> [Prompt]:
Find the string "this" in the entries and copy each line that has it.

** START Data for processing **

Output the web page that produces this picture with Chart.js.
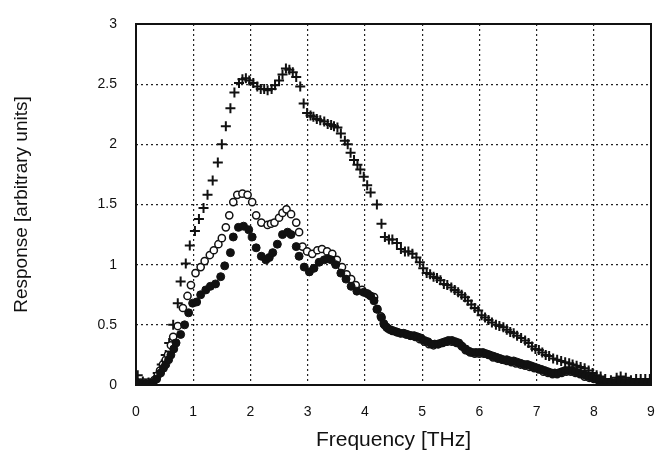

** END Data for processing **
** START Data for processing **

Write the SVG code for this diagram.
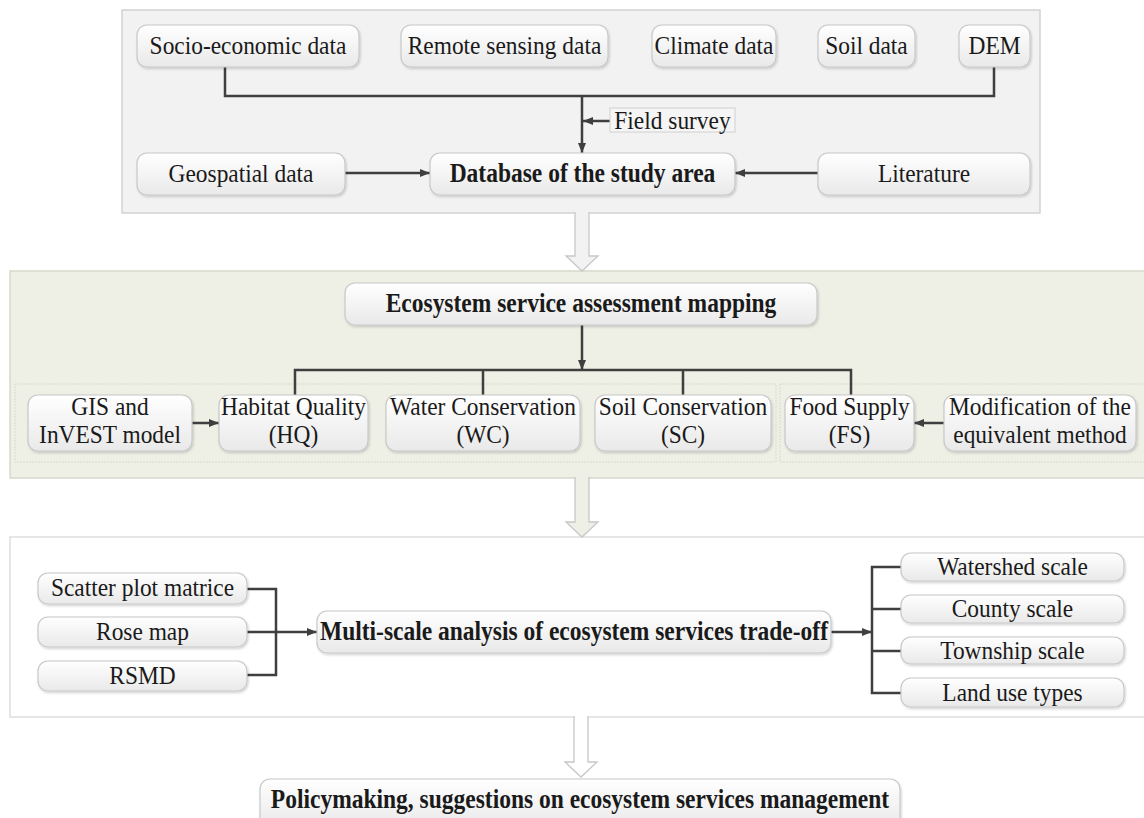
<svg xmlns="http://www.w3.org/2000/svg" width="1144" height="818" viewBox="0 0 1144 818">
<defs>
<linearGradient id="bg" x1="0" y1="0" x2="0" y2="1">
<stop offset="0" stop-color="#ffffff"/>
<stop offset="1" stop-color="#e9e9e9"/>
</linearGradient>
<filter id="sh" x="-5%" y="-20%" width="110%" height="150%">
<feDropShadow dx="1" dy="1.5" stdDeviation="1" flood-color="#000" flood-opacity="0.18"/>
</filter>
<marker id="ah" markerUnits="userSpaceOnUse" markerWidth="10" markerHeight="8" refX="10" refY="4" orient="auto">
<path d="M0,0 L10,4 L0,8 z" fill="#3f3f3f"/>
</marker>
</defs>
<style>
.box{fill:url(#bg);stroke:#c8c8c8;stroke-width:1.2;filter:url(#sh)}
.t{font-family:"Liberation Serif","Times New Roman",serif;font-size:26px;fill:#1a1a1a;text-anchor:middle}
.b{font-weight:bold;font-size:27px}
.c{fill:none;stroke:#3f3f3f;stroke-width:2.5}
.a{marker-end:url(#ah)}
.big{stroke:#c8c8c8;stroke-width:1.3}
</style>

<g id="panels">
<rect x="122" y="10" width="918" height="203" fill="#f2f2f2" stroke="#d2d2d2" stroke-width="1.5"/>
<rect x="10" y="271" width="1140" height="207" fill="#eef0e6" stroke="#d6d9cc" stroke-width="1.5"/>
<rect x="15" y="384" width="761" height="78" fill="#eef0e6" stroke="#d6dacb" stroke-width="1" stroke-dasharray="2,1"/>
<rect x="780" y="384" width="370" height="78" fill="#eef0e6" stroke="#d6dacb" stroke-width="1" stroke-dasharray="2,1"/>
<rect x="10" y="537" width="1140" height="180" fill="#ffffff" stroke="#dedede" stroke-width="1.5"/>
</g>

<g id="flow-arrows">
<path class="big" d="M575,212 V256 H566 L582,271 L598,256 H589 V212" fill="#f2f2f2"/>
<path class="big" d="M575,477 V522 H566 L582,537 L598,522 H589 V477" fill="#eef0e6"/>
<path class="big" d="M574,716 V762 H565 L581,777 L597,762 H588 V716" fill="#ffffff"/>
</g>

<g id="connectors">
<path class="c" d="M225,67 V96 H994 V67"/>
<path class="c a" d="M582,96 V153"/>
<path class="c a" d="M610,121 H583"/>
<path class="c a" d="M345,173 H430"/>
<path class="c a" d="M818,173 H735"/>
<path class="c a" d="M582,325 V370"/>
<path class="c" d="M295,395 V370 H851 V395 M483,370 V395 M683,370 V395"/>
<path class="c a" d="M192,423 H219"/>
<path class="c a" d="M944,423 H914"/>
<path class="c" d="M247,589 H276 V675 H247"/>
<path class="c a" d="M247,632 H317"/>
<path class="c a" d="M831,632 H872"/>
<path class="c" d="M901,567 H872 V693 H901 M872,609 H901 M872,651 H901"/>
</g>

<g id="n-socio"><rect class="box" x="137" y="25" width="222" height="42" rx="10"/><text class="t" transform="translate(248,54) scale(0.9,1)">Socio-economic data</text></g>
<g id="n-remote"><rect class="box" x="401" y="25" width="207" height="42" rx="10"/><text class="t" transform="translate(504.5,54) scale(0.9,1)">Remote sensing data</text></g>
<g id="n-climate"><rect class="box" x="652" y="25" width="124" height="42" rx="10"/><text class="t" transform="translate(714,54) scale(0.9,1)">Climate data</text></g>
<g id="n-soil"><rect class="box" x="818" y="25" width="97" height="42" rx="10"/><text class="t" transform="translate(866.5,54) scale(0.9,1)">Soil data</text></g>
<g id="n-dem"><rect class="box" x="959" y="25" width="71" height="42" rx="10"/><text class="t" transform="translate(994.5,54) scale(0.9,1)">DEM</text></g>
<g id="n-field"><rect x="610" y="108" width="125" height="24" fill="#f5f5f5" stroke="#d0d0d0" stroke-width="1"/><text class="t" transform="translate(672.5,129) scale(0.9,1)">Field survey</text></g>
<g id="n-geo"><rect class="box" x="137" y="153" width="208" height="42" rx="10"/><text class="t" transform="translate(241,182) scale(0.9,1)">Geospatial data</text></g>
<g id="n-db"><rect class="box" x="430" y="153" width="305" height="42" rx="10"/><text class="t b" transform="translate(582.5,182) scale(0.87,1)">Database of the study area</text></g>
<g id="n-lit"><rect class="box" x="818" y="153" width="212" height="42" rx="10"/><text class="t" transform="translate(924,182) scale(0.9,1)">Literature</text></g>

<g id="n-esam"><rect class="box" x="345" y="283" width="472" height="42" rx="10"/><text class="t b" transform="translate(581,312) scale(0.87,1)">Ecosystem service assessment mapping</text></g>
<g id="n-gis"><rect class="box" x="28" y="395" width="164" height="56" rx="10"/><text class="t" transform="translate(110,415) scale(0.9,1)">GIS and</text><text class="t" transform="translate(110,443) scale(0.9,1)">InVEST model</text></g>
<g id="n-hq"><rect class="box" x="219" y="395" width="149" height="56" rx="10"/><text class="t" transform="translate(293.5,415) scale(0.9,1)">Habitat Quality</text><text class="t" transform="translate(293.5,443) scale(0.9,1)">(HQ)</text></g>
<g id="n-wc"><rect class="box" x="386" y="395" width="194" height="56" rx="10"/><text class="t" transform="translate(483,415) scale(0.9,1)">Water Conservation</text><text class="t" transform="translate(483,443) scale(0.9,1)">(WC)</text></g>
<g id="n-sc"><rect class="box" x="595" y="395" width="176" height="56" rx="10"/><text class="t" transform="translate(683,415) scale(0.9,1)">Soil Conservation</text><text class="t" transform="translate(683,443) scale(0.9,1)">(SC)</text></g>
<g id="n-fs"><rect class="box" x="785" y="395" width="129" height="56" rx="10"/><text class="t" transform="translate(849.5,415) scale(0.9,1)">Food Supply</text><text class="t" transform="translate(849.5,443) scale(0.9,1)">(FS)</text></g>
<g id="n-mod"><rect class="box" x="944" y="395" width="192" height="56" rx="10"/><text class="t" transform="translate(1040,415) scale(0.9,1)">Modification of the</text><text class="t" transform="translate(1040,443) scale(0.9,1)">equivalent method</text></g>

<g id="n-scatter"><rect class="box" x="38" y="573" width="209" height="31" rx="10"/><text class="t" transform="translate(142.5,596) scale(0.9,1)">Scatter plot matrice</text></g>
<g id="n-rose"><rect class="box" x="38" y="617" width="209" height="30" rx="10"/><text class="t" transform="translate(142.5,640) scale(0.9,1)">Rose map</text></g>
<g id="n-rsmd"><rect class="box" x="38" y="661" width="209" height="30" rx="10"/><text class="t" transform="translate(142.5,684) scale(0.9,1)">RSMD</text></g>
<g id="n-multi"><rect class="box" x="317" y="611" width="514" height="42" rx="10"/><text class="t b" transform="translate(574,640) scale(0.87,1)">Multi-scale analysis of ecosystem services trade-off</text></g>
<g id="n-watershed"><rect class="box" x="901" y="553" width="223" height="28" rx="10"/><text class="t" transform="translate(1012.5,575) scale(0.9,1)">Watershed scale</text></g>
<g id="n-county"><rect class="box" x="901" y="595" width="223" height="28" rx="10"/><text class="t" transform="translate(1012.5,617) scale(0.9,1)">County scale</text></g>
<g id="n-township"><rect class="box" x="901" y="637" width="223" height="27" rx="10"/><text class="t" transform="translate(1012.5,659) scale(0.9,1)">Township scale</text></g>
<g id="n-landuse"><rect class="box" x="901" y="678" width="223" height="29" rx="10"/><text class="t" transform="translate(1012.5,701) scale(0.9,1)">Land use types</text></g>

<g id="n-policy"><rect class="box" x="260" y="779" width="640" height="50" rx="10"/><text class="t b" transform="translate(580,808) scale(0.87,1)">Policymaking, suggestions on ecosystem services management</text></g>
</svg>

** END Data for processing **

> [Task response]:
Output the web page that produces this picture with Chart.js.
Write the SVG code for this diagram.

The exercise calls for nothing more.